CMPI flute fellow Anika Veda already has amassed several musical honors, including a performance at Carnegie Hall as the winner of the 2019 American Protégé Music Talent Competition. This Halloween–October 31 at 11:00am, to be exact–Anika will make a well-deserved appearance on WFMT 98.7. Her featured, pre-recorded performance will air during Introductions, the station’s weekly showcase of top area-youth classical musicians.
Anika’s gift for music is undeniable now, as demonstrated by the growing list of successes, yet it took time for her parents to realize that the second-year CMPI fellow would fully embrace music when she was younger.

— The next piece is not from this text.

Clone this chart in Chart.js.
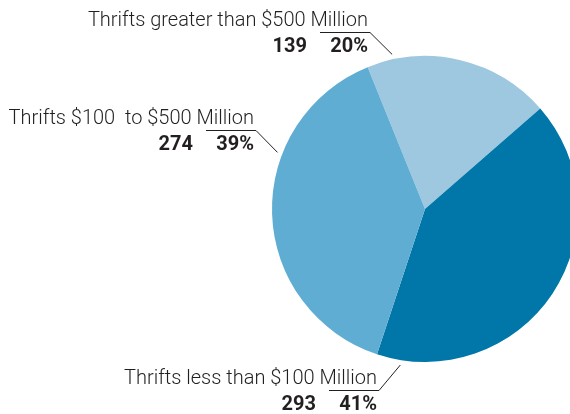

“I didn’t recognize she would be so passionate about music. It came as a surprise,” her mother, Malini, says. “The last few years, us (as parents) leading our kid to something kind of stopped and she started digging into what would take her to the next level in flute on her own. We had to take a back seat and she started leading the way.”
In fact, Anika’s self-motivation has led her to the top of the Chicago Youth Symphony Orchestra. Currently a junior at William Fremd High School in Palatine, IL, she earned a promotion this fall to CYSO’s Symphony Orchestra–the highest of CYSO’s four levels. Just as impressively, she has developed into a leader of others.
“Last school year I was volunteering and teaching computer science,” Anika says. “I was teaching middle school girls in Girls Who Code. I also help run a non-profit organization called Sharing the Stand that was started at the beginning of the coronavirus.”
Sharing the Stand was created to provide free online music lessons and mentorship “for all band and orchestral instruments, piano and guitar.” Anika and three other youth musicians were recognized for the program in a feature on CYSO’s website. “I’d say our youngest kids are (around) first grade and our oldest kids are maybe in eighth grade,” Anika says. “We have 75 mentors and 90 students right now.”
Music performance and mentorship aren’t the only places where Anika excels. “I like to challenge myself in school as well as music,” she says. Few of her peers understand the commitment she makes to each. “Especially with music. It’s a whole different world that most people don’t know,” says Anika, who has also been performing Carnatic vocal–Indian classical music–since preschool.
It was a world that Anika’s parents were unaware of when father Mahesh put a recorder into her then 4-year-old hands. One of Malini’s grandmothers sang Carnatic vocal and along with some siblings also played the veena, an Indian stringed instrument. But Mahesh and Malina are not musical, and loved seeing how the world of music helped teach Anika lessons, like patience and perseverance. “There was a phase where she would go and she would not win a competition,” Malini recalls. “(Coach Hideki Amano) told her, ‘Anika, your time will come,’ and the last couple of years we’ve seen all of the efforts pay off.”
Mahesh, who marvels at Anika’s nerves of steel onstage, believes CMPI also is paying off. “It’s a two-way street between CMPI and the kids,” he says. “Opportunity kind of drives the ambition in kids. CMPI appeals because of the Master Classes, which helps her understand how people go through adversity and learn to overcome these things as they go along.”